Wenn Aufwand und Verzicht zu gross sind, fällt es den meisten Menschen schwer, sich neue Gewohnheiten ­anzueignen. Ein einzelner kleiner Schritt in die richtige Richtung reicht zwar nicht, aber er ist ein guter Anfang. Wichtig ist, nicht zu denken, man könne sowieso nichts machen, weil die Herausforderung zu gross sei.


Woher weiss ich, wo ich beginnen soll?

Informationen gibt es eigentlich genug. Die meisten Menschen könnten wahrscheinlich etwas nennen, wenn man sie fragt, wie sie ihren Alltag verändern könnten. Konkret kann man prüfen, wie man sich fortbewegt, wie man wohnt und heizt, wie man sein Geld investiert, wie man isst.


Wie realistisch ist es, dass genügend Menschen ihr Verhalten überprüfen und ändern?

Es ist realistisch, aber herausfordernd. Denn für eine Verhaltensänderung braucht es Zeit und Energie.
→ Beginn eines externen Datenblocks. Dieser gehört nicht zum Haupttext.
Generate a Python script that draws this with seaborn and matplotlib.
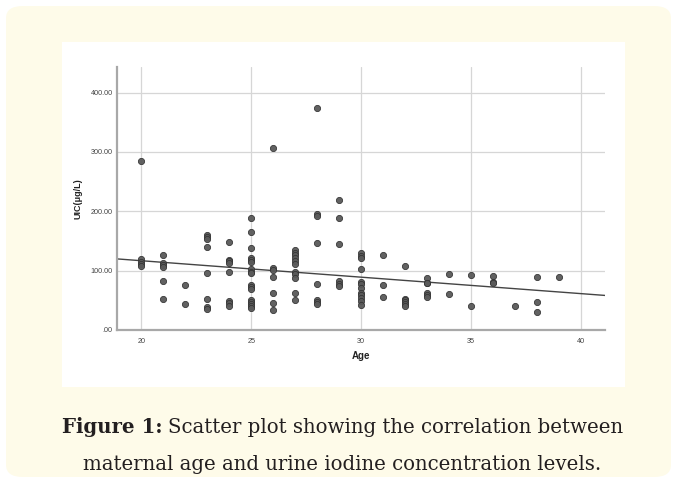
import matplotlib
matplotlib.use("Agg")
import numpy as np
import pandas as pd
import matplotlib.pyplot as plt
import seaborn as sns
from matplotlib.patches import FancyBboxPatch, Rectangle

# ── data (maternal age vs urine iodine concentration) ──
age = ([20] * 5 + [21] * 6 + [22] * 2 + [23] * 8 + [24] * 8 + [25] * 17 +
       [26] * 7 + [27] * 11 + [28] * 8 + [29] * 6 + [30] * 12 + [31] * 3 +
       [32] * 6 + [33] * 6 + [34] * 2 + [35] * 2 + [36] * 3 + [37] * 1 +
       [38] * 3 + [39] * 1)
uic = [285, 119, 115, 111, 107,
       127, 113, 110, 106, 83, 52,
       76, 43,
       160, 157, 153, 140, 96, 52, 39, 35,
       148, 118, 116, 113, 97, 49, 45, 40,
       188, 165, 139, 122, 118, 114, 103, 98, 96, 76, 72, 69, 51, 47, 44, 40, 37,
       306, 105, 101, 90, 62, 45, 33,
       135, 130, 126, 121, 116, 111, 97, 94, 88, 62, 51,
       374, 196, 192, 147, 77, 50, 47, 43,
       219, 188, 145, 83, 78, 74,
       129, 125, 121, 103, 81, 78, 70, 62, 59, 54, 49, 42,
       126, 75, 55,
       107, 52, 50, 47, 43, 40,
       88, 80, 79, 63, 59, 55,
       94, 61,
       92, 41,
       91, 81, 79,
       40,
       90, 48, 31,
       90]

x_ticks = [20, 25, 30, 35, 40]
y_ticks = [0, 100, 200, 300, 400]
y_tick_labels = [".00", "100.00", "200.00", "300.00", "400.00"]

df = pd.DataFrame({"Age": age, "UIC": uic})

sns.set_style("white")
plt.rcParams["font.family"] = ["Liberation Sans", "DejaVu Sans"]

W, H = 677, 483
fig = plt.figure(figsize=(W / 100, H / 100), dpi=100)
fig.patch.set_facecolor("white")

# cream card with rounded corners, white panel for the chart
card = FancyBboxPatch((6 / W, 6 / H), (W - 12) / W, (H - 12) / H,
                      boxstyle="round,pad=0,rounding_size=0.025",
                      transform=fig.transFigure, facecolor="#fefbe9",
                      edgecolor="none", zorder=-2)
fig.patches.append(card)
panel = Rectangle((62 / W, 1 - 387 / H), (625 - 62) / W, (387 - 42) / H,
                  transform=fig.transFigure, facecolor="white",
                  edgecolor="none", zorder=-1)
fig.patches.append(panel)

ax = fig.add_axes([117 / W, 1 - 330 / H, (605 - 117) / W, (330 - 66.5) / H])
ax.set_facecolor("white")
ax.set_xlim(18.89, 41.1)
ax.set_ylim(0, 444)

sns.regplot(data=df, x="Age", y="UIC", ax=ax, ci=None, truncate=False,
            scatter_kws=dict(s=20, color="#5a5a5a", edgecolor="#333333",
                             linewidths=0.6, alpha=0.95, zorder=3),
            line_kws=dict(color="#444444", linewidth=1.0, zorder=2))

ax.set_xticks(x_ticks)
ax.set_yticks(y_ticks)
ax.set_yticklabels(y_tick_labels)
ax.grid(True, color="#d6d6d6", linewidth=0.9, zorder=0)
ax.set_axisbelow(True)
ax.tick_params(length=0, labelsize=5.2, labelcolor="#444444")
ax.tick_params(axis="x", pad=6)
ax.tick_params(axis="y", pad=3)

for side in ["top", "right"]:
    ax.spines[side].set_visible(False)
for side in ["left", "bottom"]:
    ax.spines[side].set_color("#a8a8a8")
    ax.spines[side].set_linewidth(1.6)

ax.set_xlabel("Age", fontsize=7, fontweight="bold", color="#222222", labelpad=4)
ax.set_ylabel("UIC(μg/L)", fontsize=6.5, fontweight="bold", color="#222222",
              labelpad=6)

# caption
serif = ["DejaVu Serif"]
cap_size = 14.2
cap_y1 = 1 - 433 / H
t1 = fig.text(62 / W, cap_y1, "Figure 1:", fontsize=cap_size, fontweight="bold",
              family=serif, color="#231f20", va="baseline")
fig.canvas.draw()
bb = t1.get_window_extent()
fig.text((bb.x1 + 5) / W, cap_y1, "Scatter plot showing the correlation between",
         fontsize=cap_size, family=serif, color="#231f20", va="baseline")
fig.text(0.506, 1 - 470 / H, "maternal age and urine iodine concentration levels.",
         fontsize=cap_size, family=serif, color="#231f20", va="baseline", ha="center")

fig.savefig("out.png", dpi=100, facecolor=fig.get_facecolor())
Wenn man rund um die Uhr arbeiten muss, bleibt kaum Zeit, innezuhalten und sein Verhalten zu überdenken. 


Bedeutet das, dass ein nachhaltiges Leben etwas ist, das sich nicht alle leisten können, ein Luxus?

Ich finde, jede und jeder sollte den Beitrag leisten, den sie oder er leisten kann. Der ökologische Fussabdruck nimmt mit dem Einkommen zu. Das bedeutet, dass jene, die besonders viel zu mehr Nachhaltigkeit beitragen sollten, auch eher die Mittel dazu haben. Wer mehr Ressourcen hat, soll auch mehr in die notwendigen Ver­änderungen investieren. 


Foto: zvg
Dr. Bettina Höchli 
ist Forscherin an der Universität Bern und Expertin für Verhaltens­änderungen im Bereich Gesundheit und Nachhaltigkeit. Ihre Ansätze stammen aus den Be­reichen Verhaltens­ökonomie, Verhaltenswissenschaften und Social Marketing. Ihr Ziel ist es, das Verhalten von Zielgruppen zu verstehen und Verhaltensänderungen zu fördern – sodass sowohl das Individuum wie auch die ­Gesellschaft profitieren.